Committee Chairman Adam Smith (D-WA), who sponsored the draft National Defense Authorization Bill, however, has said the lower limit for U.S. Forces Korea (USFK) has been removed because it was no longer necessary.

U.S. Congress had prohibited the use of the U.S. defense budget to reduce the number of USFK troops for three consecutive years through its annual National Defense Authorization Act (NDAA).

"Both U.S. Congress and the administration are saying the clause has been removed because it is no longer needed," the informed source here said earlier, while speaking on condition of anonymity.

U.S. Congress began adding a lower limit for the 28,500-strong USFK in 2018, when former President Donald Trump began to use USFK as a bargaining chip in talks with South Korea over Seoul's share of the cost to maintain U.S. forces.

The source earlier noted the lower limit for U.S. troops in Germany has also been removed from the draft NDAA for the next fiscal year.

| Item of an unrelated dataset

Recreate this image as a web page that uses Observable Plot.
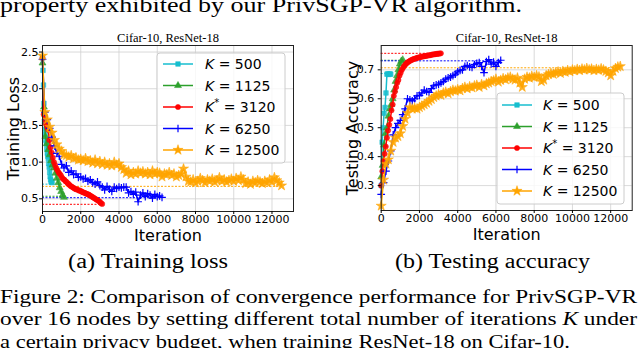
<!DOCTYPE html>
<html><head><meta charset="utf-8">
<script src="https://cdn.jsdelivr.net/npm/d3@7"></script>
<script src="https://cdn.jsdelivr.net/npm/@observablehq/plot@0.6"></script>
<style>
body{margin:0;background:#fff;}
#page{position:relative;width:640px;height:348px;overflow:hidden;background:#fff;}
#left,#right{position:absolute;top:0;}
#left{left:0;} #right{left:320px;}
#pagetext{position:absolute;left:0;top:0;}
</style></head>
<body><div id="page"><div id="left"></div><div id="right"></div><svg id="pagetext" width="640" height="348"></svg></div>
<script>
// ---------- data ----------
const seriesNames = ["K=500", "K=1125", "K*=3120", "K=6250", "K=12500"];
const legendValues = ["500", "1125", "3120", "6250", "12500"];
const legendStar = [false, false, true, false, false];
const lastIter = [500, 1125, 3120, 6250, 12500];
const stepsTrain = [25, 75, 60, 125, 125];
const stepsTest = [50, 75, 60, 125, 125];
const xTicks = [0, 2000, 4000, 6000, 8000, 10000, 12000];
const lossTicks = [0.5, 1.0, 1.5, 2.0, 2.5];
const accTicks = [0.3, 0.4, 0.5, 0.6, 0.7];

const loss500 = [2.42, 2.25, 2.05, 1.80, 1.55, 1.45, 1.38, 1.30, 1.25, 1.18,
  1.12, 1.08, 1.05, 0.98, 0.93, 0.86, 0.80, 0.76, 0.73, 0.74, 0.72];
const loss1125 = [2.35, 1.75, 1.35, 1.25, 1.17, 1.10, 1.02, 0.96, 0.92, 0.85,
  0.78, 0.72, 0.65, 0.60, 0.55, 0.52];
const loss3120 = [2.42, 1.65, 1.58, 1.52, 1.48, 1.44, 1.30, 1.20, 1.13, 1.06,
  1.00, 0.96, 0.92, 0.89, 0.86, 0.84, 0.82, 0.79, 0.77, 0.76,
  0.74, 0.73, 0.71, 0.70, 0.68, 0.67, 0.66, 0.65, 0.64, 0.63,
  0.63, 0.62, 0.61, 0.61, 0.60, 0.59, 0.585, 0.58, 0.57, 0.565,
  0.56, 0.55, 0.54, 0.53, 0.52, 0.51, 0.50, 0.49, 0.48, 0.47,
  0.46, 0.44, 0.43];
const loss6250 = [2.40, 1.68, 1.58, 1.46, 1.34, 1.22, 1.12, 1.08, 0.97, 0.92,
  0.95, 0.86, 0.88, 0.83, 0.84, 0.79, 0.80, 0.77, 0.78, 0.74,
  0.76, 0.72, 0.70, 0.73, 0.68, 0.66, 0.62, 0.67, 0.63, 0.60,
  0.66, 0.64, 0.66, 0.65, 0.66, 0.66, 0.58, 0.60, 0.56, 0.59,
  0.46, 0.55, 0.58, 0.53, 0.57, 0.55, 0.51, 0.56, 0.53, 0.54,
  0.52];
const loss12500 = [2.45, 1.68, 1.58, 1.48, 1.40, 1.30, 1.24, 1.18, 1.15, 1.10,
  1.09, 1.07, 1.09, 1.05, 1.06, 1.03, 1.04, 1.02, 1.05, 1.01,
  1.02, 0.99, 1.03, 0.98, 1.01, 0.97, 1.00, 0.96, 0.98, 0.95,
  1.00, 0.96, 0.98, 0.93, 0.90, 0.85, 0.88, 0.83, 0.86, 0.84,
  0.88, 0.85, 0.87, 0.84, 0.86, 0.83, 0.88, 0.84, 0.86, 0.85,
  0.80, 0.84, 0.83, 0.86, 0.82, 0.84, 0.80, 0.82, 0.84, 0.91,
  0.80, 0.74, 0.73, 0.76, 0.72, 0.74, 0.78, 0.75, 0.72, 0.76,
  0.74, 0.77, 0.73, 0.75, 0.79, 0.74, 0.76, 0.73, 0.75, 0.77,
  0.74, 0.78, 0.75, 0.80, 0.76, 0.71, 0.73, 0.70, 0.74, 0.72,
  0.75, 0.73, 0.71, 0.74, 0.72, 0.76, 0.73, 0.79, 0.75, 0.72,
  0.68];
const lossRef = [0.70, 0.535, 0.425, 0.515, 0.67];

const acc500 = [0.30, 0.45, 0.50, 0.55, 0.57, 0.62, 0.685, 0.686, 0.684, 0.686, 0.685];
const acc1125 = [0.33, 0.37, 0.44, 0.48, 0.50, 0.54, 0.565, 0.58, 0.60, 0.63,
  0.66, 0.68, 0.70, 0.72, 0.73, 0.735];
const acc3120 = [0.30, 0.35, 0.385, 0.41, 0.435, 0.465, 0.49, 0.51, 0.53, 0.56,
  0.58, 0.61, 0.625, 0.64, 0.655, 0.665, 0.68, 0.69, 0.70, 0.707,
  0.713, 0.718, 0.722, 0.726, 0.728, 0.731, 0.733, 0.735, 0.737, 0.738,
  0.739, 0.741, 0.742, 0.743, 0.744, 0.745, 0.746, 0.746, 0.748, 0.748,
  0.749, 0.750, 0.750, 0.751, 0.752, 0.753, 0.753, 0.754, 0.755, 0.755,
  0.756, 0.756, 0.757];
const acc6250 = [0.27, 0.31, 0.35, 0.385, 0.42, 0.475, 0.50, 0.515, 0.525, 0.545,
  0.565, 0.60, 0.596, 0.593, 0.60, 0.61, 0.612, 0.62, 0.63, 0.625,
  0.622, 0.635, 0.645, 0.648, 0.65, 0.655, 0.66, 0.668, 0.672, 0.675,
  0.68, 0.685, 0.693, 0.698, 0.70, 0.712, 0.715, 0.71, 0.708, 0.718,
  0.722, 0.725, 0.712, 0.69, 0.728, 0.735, 0.72, 0.727, 0.712, 0.725,
  0.733];
const acc12500 = [0.23, 0.32, 0.375, 0.39, 0.42, 0.45, 0.465, 0.47, 0.48, 0.505,
  0.53, 0.55, 0.57, 0.565, 0.568, 0.565, 0.57, 0.575, 0.58, 0.585,
  0.592, 0.598, 0.605, 0.61, 0.615, 0.612, 0.62, 0.623, 0.618, 0.625,
  0.63, 0.627, 0.632, 0.628, 0.636, 0.64, 0.635, 0.642, 0.638, 0.645,
  0.647, 0.64, 0.65, 0.645, 0.652, 0.655, 0.66, 0.662, 0.668, 0.658,
  0.664, 0.67, 0.666, 0.672, 0.675, 0.668, 0.665, 0.672, 0.655, 0.64,
  0.668, 0.675, 0.672, 0.678, 0.674, 0.68, 0.676, 0.66, 0.665, 0.68,
  0.684, 0.688, 0.685, 0.69, 0.693, 0.688, 0.695, 0.692, 0.698, 0.694,
  0.70, 0.697, 0.702, 0.698, 0.703, 0.70, 0.705, 0.70, 0.703, 0.698,
  0.702, 0.699, 0.704, 0.70, 0.695, 0.69, 0.68, 0.695, 0.705, 0.71,
  0.712];
const accRef = [0.687, 0.733, 0.757, 0.731, 0.707];

// ---------- styles ----------
const seriesColors = ["#17becf", "#2ca02c", "#ff0000", "#0000ff", "#ffa500"];
const plotSymbols = ["square", "triangle", "circle", "plus", "star"];
const d3Symbols = [d3.symbolSquare, d3.symbolTriangle, d3.symbolCircle, d3.symbolPlus, d3.symbolStar];

function buildChart(cfg) {
  const marks = [
    Plot.gridX(xTicks, {stroke: "#d0d0d0", strokeOpacity: 1, strokeWidth: 0.8}),
    Plot.gridY(cfg.yTicks, {stroke: "#d0d0d0", strokeOpacity: 1, strokeWidth: 0.8}),
    Plot.ruleY(cfg.refs.map((v, i) => ({v, i})), {
      y: "v", x1: 0, x2: d => lastIter[d.i], stroke: d => seriesNames[d.i],
      strokeDasharray: "2,1.5", strokeWidth: 1
    })
  ];
  cfg.series.forEach((vals, i) => {
    const rows = vals.map((v, j) => ({x: j * cfg.steps[i], y: v}));
    marks.push(Plot.line(rows, {x: "x", y: "y", stroke: seriesColors[i], strokeWidth: 1.5}));
    marks.push(Plot.dot(rows, {
      x: "x", y: "y", symbol: plotSymbols[i], r: i === 4 ? 3.2 : 2.6,
      fill: i === 3 ? "none" : seriesColors[i], stroke: seriesColors[i],
      strokeWidth: i === 3 ? 1.2 : 0.5, fillOpacity: 0.85
    }));
  });
  marks.push(
    Plot.frame({stroke: "#222", strokeWidth: 1}),
    Plot.axisX(xTicks, {tickSize: 3, tickPadding: 0.5, label: null, fontSize: 11, tickFormat: d => String(d)}),
    Plot.axisY(cfg.yTicks, {tickSize: 3, tickPadding: cfg.yPad, label: null, fontSize: 11, tickFormat: d => d.toFixed(1)}),
    Plot.text([cfg.ylabel], {text: d => d, frameAnchor: "left", textAnchor: "middle", lineAnchor: "middle",
      rotate: -90, dx: cfg.ylabelDx, fontSize: 16, fill: "black"}),
    Plot.text(["Iteration"], {text: d => d, frameAnchor: "bottom", textAnchor: "middle", lineAnchor: "middle",
      dy: 24, fontSize: 16, fill: "black"}),
    Plot.text(["Cifar-10, ResNet-18"], {text: d => d, frameAnchor: "top", textAnchor: "middle", lineAnchor: "middle",
      dy: -8, fontSize: 12.5, fontFamily: "Liberation Serif", fill: "black"})
  );
  const svg = Plot.plot({
    width: 320, height: 250,
    marginLeft: cfg.ml, marginRight: cfg.mr, marginTop: 45, marginBottom: cfg.mb,
    style: {fontFamily: "DejaVu Sans", fontSize: "11px", color: "black", background: "transparent", overflow: "visible"},
    x: {domain: [0, 13125]},
    y: {domain: cfg.yDomain},
    color: {domain: seriesNames, range: seriesColors},
    marks
  });
  addLegend(svg, cfg.legend);
  return svg;
}

function addLegend(svg, b) {
  const g = d3.select(svg).append("g").attr("text-anchor", "start");
  g.append("rect").attr("x", b.x).attr("y", b.y).attr("width", b.w).attr("height", b.h)
    .attr("rx", 3).attr("fill", "white").attr("fill-opacity", 0.8).attr("stroke", "#cccccc");
  seriesNames.forEach((n, i) => {
    const y = b.y0 + i * b.gap;
    g.append("line").attr("x1", b.lx).attr("x2", b.lx + 30).attr("y1", y).attr("y2", y)
      .attr("stroke", seriesColors[i]).attr("stroke-width", 1.5);
    const r = i === 4 ? 3.2 : 2.6;
    g.append("path").attr("d", d3.symbol(d3Symbols[i], Math.PI * r * r)())
      .attr("transform", `translate(${b.lx + 15},${y})`)
      .attr("fill", i === 3 ? "none" : seriesColors[i]).attr("stroke", seriesColors[i])
      .attr("stroke-width", i === 3 ? 1.2 : 0.5);
    const t = g.append("text").attr("x", b.tx).attr("y", y + 5).attr("text-anchor", "start")
      .attr("font-family", "DejaVu Sans").attr("font-size", 14).attr("fill", "black");
    t.append("tspan").attr("font-style", "italic").text("K");
    if (legendStar[i]) t.append("tspan").attr("dy", -6).attr("font-size", 10).text("*");
    t.append("tspan").attr("dy", legendStar[i] ? 6 : 0).text(" = " + legendValues[i]);
  });
}

document.getElementById("left").appendChild(buildChart({
  series: [loss500, loss1125, loss3120, loss6250, loss12500], steps: stepsTrain, refs: lossRef,
  yTicks: lossTicks, yDomain: [0.327, 2.589], yPad: 1, ylabel: "Training Loss", ylabelDx: -29,
  ml: 42, mr: 27, mb: 39,
  legend: {x: 157, y: 53, w: 128, h: 110, y0: 64, gap: 21.5, lx: 163, tx: 205}
}));
document.getElementById("right").appendChild(buildChart({
  series: [acc500, acc1125, acc3120, acc6250, acc12500], steps: stepsTest, refs: accRef,
  yTicks: accTicks, yDomain: [0.214, 0.784], yPad: 4, ylabel: "Testing Accuracy", ylabelDx: -28,
  ml: 60.7, mr: 8.3, mb: 40,
  legend: {x: 177, y: 93, w: 127, h: 111, y0: 105, gap: 21.5, lx: 182, tx: 223}
}));

// ---------- page text ----------
const pageLines = [
  {parts: [["property exhibited by our PrivSGP-VR algorithm.", false]], x: 0, y: 12, size: 22, len: 522},
  {parts: [["(a) Training loss", false]], x: 68, y: 268, size: 20, len: 160},
  {parts: [["(b) Testing accuracy", false]], x: 395, y: 268, size: 20, len: 195},
  {parts: [["Figure 2: Comparison of convergence performance for PrivSGP-VR", false]], x: 0, y: 303, size: 19.5, len: 637},
  {parts: [["over 16 nodes by setting different total number of iterations ", false], ["K", true], [" under", false]], x: 0, y: 325, size: 19.5, len: 637},
  {parts: [["a certain privacy budget, when training ResNet-18 on Cifar-10.", false]], x: 0, y: 348, size: 19.5, len: 570}
];
const pt = d3.select("#pagetext");
pageLines.forEach(l => {
  const t = pt.append("text").attr("x", l.x).attr("y", l.y).attr("font-family", "Liberation Serif")
    .attr("font-size", l.size).attr("fill", "black").attr("textLength", l.len)
    .attr("lengthAdjust", "spacingAndGlyphs").attr("xml:space", "preserve");
  l.parts.forEach(([s, it]) => {
    const sp = t.append("tspan").text(s);
    if (it) sp.attr("font-style", "italic");
  });
});
</script></body></html>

Trump had also threatened to reduce the U.S. troop level in Germany unless Berlin paid more for the cost of stationing U.S. troops there.

Meanwhile, an annex has been added to the draft bill that would, if enacted, call on the U.S. administration to consider expanding its intelligence sharing program, Five Eyes, to include South Korea and three other countries, the source told Yonhap News Agency.

The Five Eyes program currently involves Australia, Britain, Canada, New Zealand and the U.S.

The final draft has yet to be released.